DO THIS
Consider the records below. How many of their lines include the word "that"? State the number and nothing else.

DATA LINES

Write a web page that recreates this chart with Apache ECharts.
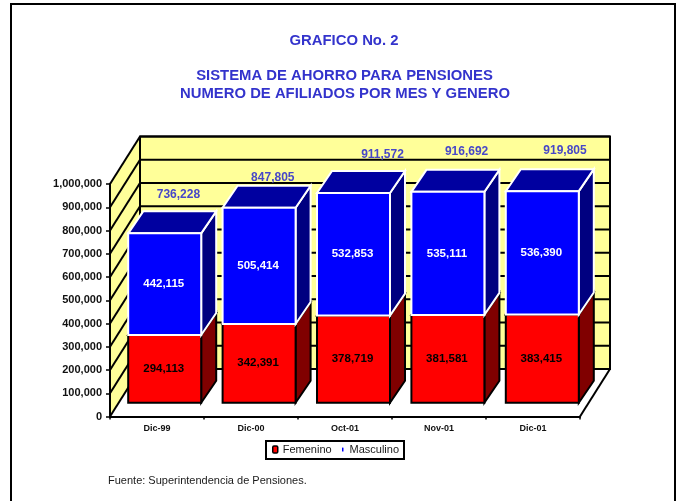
<!DOCTYPE html>
<html><head><meta charset="utf-8">
<style>html,body{margin:0;padding:0;background:#fff}#c{width:680px;height:501px}</style>
<script src="https://cdn.jsdelivr.net/npm/echarts@6/dist/echarts.min.js"></script>
</head><body><div id="c"></div>
<script>
const categories = ['Dic-99','Dic-00','Oct-01','Nov-01','Dic-01'];
const femenino = [294113,342391,378719,381581,383415];
const masculino = [442115,505414,532853,535111,536390];
const totals = [736228,847805,911572,916692,919805];
const totalLabelShift = [[13.7,-38.6],[13.7,-30],[29,-38],[18.7,-40],[22.7,-40]];
const gridTicks = [0,100000,200000,300000,400000,500000,600000,700000,800000,900000,1000000];

const FONT = '"Liberation Sans", Arial, sans-serif';
const WALL = {dx:30, dy:-47.5};
const BAR = {dx:15, dy:-22, ratio:73/94.4};

function wallItem(params, api){
  const v = api.value(0);
  const half = api.size([1,0])[0]/2;
  const first = api.coord([0, v]);
  const last = api.coord([categories.length-1, v]);
  const a = [first[0]-half, first[1]];
  const end = [last[0]+half, last[1]];
  const b = [a[0]+WALL.dx, a[1]+WALL.dy];
  const c = [end[0]+WALL.dx, end[1]+WALL.dy];
  const ln = {stroke:'#000', lineWidth:2};
  const kids = [];
  if (params.dataIndex === 0){
    const topY = api.coord([0, 1000000])[1];
    const wh = a[1]-topY;
    kids.push({type:'polygon', shape:{points:[[a[0],topY],[b[0],topY+WALL.dy],b,a]}, style:{fill:'#FFFF99'}});
    kids.push({type:'rect', shape:{x:b[0],y:b[1]-wh,width:c[0]-b[0],height:wh}, style:{fill:'#FFFF99',stroke:'#000',lineWidth:2}});
    kids.push({type:'line', shape:{x1:end[0],y1:end[1],x2:c[0],y2:c[1]}, style:ln});
    kids.push({type:'line', shape:{x1:b[0],y1:b[1],x2:b[0],y2:b[1]-wh}, style:ln});
  }
  kids.push({type:'line', shape:{x1:a[0],y1:a[1],x2:b[0],y2:b[1]}, style:ln});
  kids.push({type:'line', shape:{x1:b[0],y1:b[1],x2:c[0],y2:c[1]}, style:ln});
  return {type:'group', children:kids};
}

function boxItem(colors){
  return function(params, api){
    const i = api.value(0);
    const lo = api.coord([i, api.value(1)]);
    const hi = api.coord([i, api.value(2)]);
    const w = api.size([1,0])[0]*BAR.ratio;
    const x0 = lo[0]-w/2, x1 = lo[0]+w/2;
    const s = {stroke:colors.edge, lineWidth:2, lineJoin:'miter'};
    const kids = [
      {type:'polygon', shape:{points:[[x1,lo[1]],[x1+BAR.dx,lo[1]+BAR.dy],[x1+BAR.dx,hi[1]+BAR.dy],[x1,hi[1]]]},
       style:Object.assign({fill:colors.side},s)},
      {type:'polygon', shape:{points:[[x0,hi[1]],[x1,hi[1]],[x1+BAR.dx,hi[1]+BAR.dy],[x0+BAR.dx,hi[1]+BAR.dy]]},
       style:Object.assign({fill:colors.top},s)},
      {type:'rect', shape:{x:x0,y:hi[1],width:w,height:lo[1]-hi[1]},
       style:Object.assign({fill:colors.front},s)},
      {type:'text', style:{x:lo[0]-1,y:(lo[1]+hi[1])/2,text:fmt(api.value(2)-api.value(1)),
        fill:colors.text,font:'bold 11.5px '+FONT,align:'center',verticalAlign:'middle'}}
    ];
    return {type:'group', children:kids};
  };
}
const fmt = v => Math.round(v).toLocaleString('en-US');

function totalItem(params, api){
  const i = api.value(0);
  const p = api.coord([i, api.value(1)]);
  const sh = totalLabelShift[params.dataIndex];
  return {type:'text', style:{x:p[0]+sh[0],y:p[1]+sh[1],text:fmt(api.value(1)),
    fill:'#4747C8',font:'bold 12px '+FONT,align:'center',verticalAlign:'middle'}};
}

const chart = echarts.init(document.getElementById('c'), null, {renderer:'canvas'});
const titleStyle = {color:'#3333CC',fontFamily:FONT,fontWeight:'bold',fontSize:14.85};
chart.setOption({
  animation:false,
  backgroundColor:'#fff',
  title:[
    {text:'GRAFICO No. 2',left:339,top:28,textAlign:'center',textStyle:titleStyle},
    {text:'SISTEMA DE AHORRO PARA PENSIONES',left:339.5,top:63,textAlign:'center',textStyle:titleStyle},
    {text:'NUMERO DE AFILIADOS POR MES Y GENERO',left:340,top:81,textAlign:'center',textStyle:titleStyle},
    {text:'Fuente: Superintendencia de Pensiones.',left:103,top:470.5,textStyle:{color:'#1a1a1a',fontFamily:FONT,fontWeight:'normal',fontSize:11}}
  ],
  grid:[
    {left:110,top:184,width:470,height:232.5},
    {left:117.5,top:172.7,width:472,height:230}
  ],
  xAxis:[
    {type:'category',gridIndex:0,data:categories,axisTick:{show:true,length:3,lineStyle:{color:'#000',width:1.5}},
     axisLine:{lineStyle:{color:'#000',width:2}},
     axisLabel:{color:'#111',fontFamily:FONT,fontWeight:'bold',fontSize:9,margin:8,interval:0},z:5},
    {type:'category',gridIndex:1,data:categories,show:false}
  ],
  yAxis:[
    {type:'value',gridIndex:0,min:0,max:1000000,interval:100000,splitLine:{show:false},
     axisLine:{show:true,lineStyle:{color:'#000',width:2}},axisTick:{show:true,length:4,lineStyle:{color:'#000',width:1.5}},
     axisLabel:{color:'#111',fontFamily:FONT,fontWeight:'bold',fontSize:11,margin:8,formatter:v=>fmt(v)},z:5},
    {type:'value',gridIndex:1,min:0,max:1000000,show:false}
  ],
  legend:[
    {data:[{name:'Femenino',itemStyle:{color:'#FF0000',borderColor:'#000',borderWidth:1.5}}],
     left:272,top:444,itemWidth:5,itemHeight:7,itemGap:0,selectedMode:false,padding:0,
     textStyle:{color:'#1a1a1a',fontFamily:FONT,fontSize:11,padding:[0,0,0,0]}},
    {data:[{name:'Masculino',itemStyle:{color:'#0000FF',borderWidth:0}}],
     left:342,top:444,itemWidth:1.5,itemHeight:4,itemGap:0,selectedMode:false,padding:0,
     textStyle:{color:'#1a1a1a',fontFamily:FONT,fontSize:11,padding:[0,0,0,1]}}
  ],
  graphic:[
    {type:'polyline',shape:{points:[[11,501],[11,4],[675,4],[675,501]]},style:{stroke:'#000',lineWidth:2,fill:null},z:0,silent:true},
    {type:'rect',shape:{x:266,y:441,width:138,height:18},style:{stroke:'#000',lineWidth:2,fill:'#fff'},z:1,silent:true}
  ],
  series:[
    {type:'custom',name:'walls',xAxisIndex:0,yAxisIndex:0,z:1,silent:true,clip:false,
     data:gridTicks.map(v=>[v]),encode:{y:0},renderItem:wallItem},
    {type:'custom',name:'Femenino',xAxisIndex:1,yAxisIndex:1,z:3,silent:true,clip:false,itemStyle:{color:'#FF0000'},
     data:femenino.map((v,i)=>[i,0,v]),encode:{x:0,y:[1,2]},
     renderItem:boxItem({front:'#FF0000',top:'#FF0000',side:'#800000',edge:'#000',text:'#000'})},
    {type:'custom',name:'Masculino',xAxisIndex:1,yAxisIndex:1,z:4,silent:true,clip:false,itemStyle:{color:'#0000FF'},
     data:masculino.map((v,i)=>[i,femenino[i],femenino[i]+v]),encode:{x:0,y:[1,2]},
     renderItem:boxItem({front:'#0000FF',top:'#0000A0',side:'#000080',edge:'#fff',text:'#fff'})},
    {type:'custom',name:'Total',xAxisIndex:1,yAxisIndex:1,z:5,silent:true,clip:false,
     data:totals.map((v,i)=>[i,v]),encode:{x:0,y:1},renderItem:totalItem}
  ]
});
</script></body></html>
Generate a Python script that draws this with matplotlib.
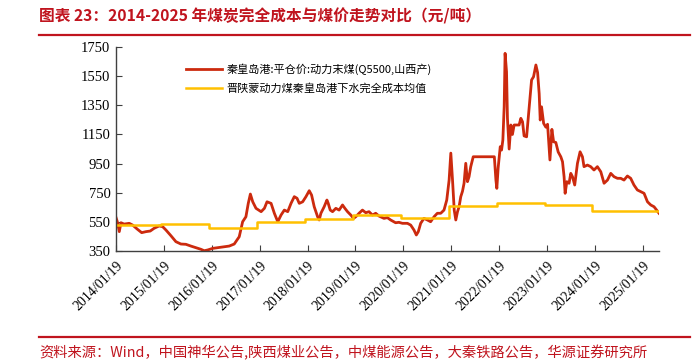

THE RESULT
2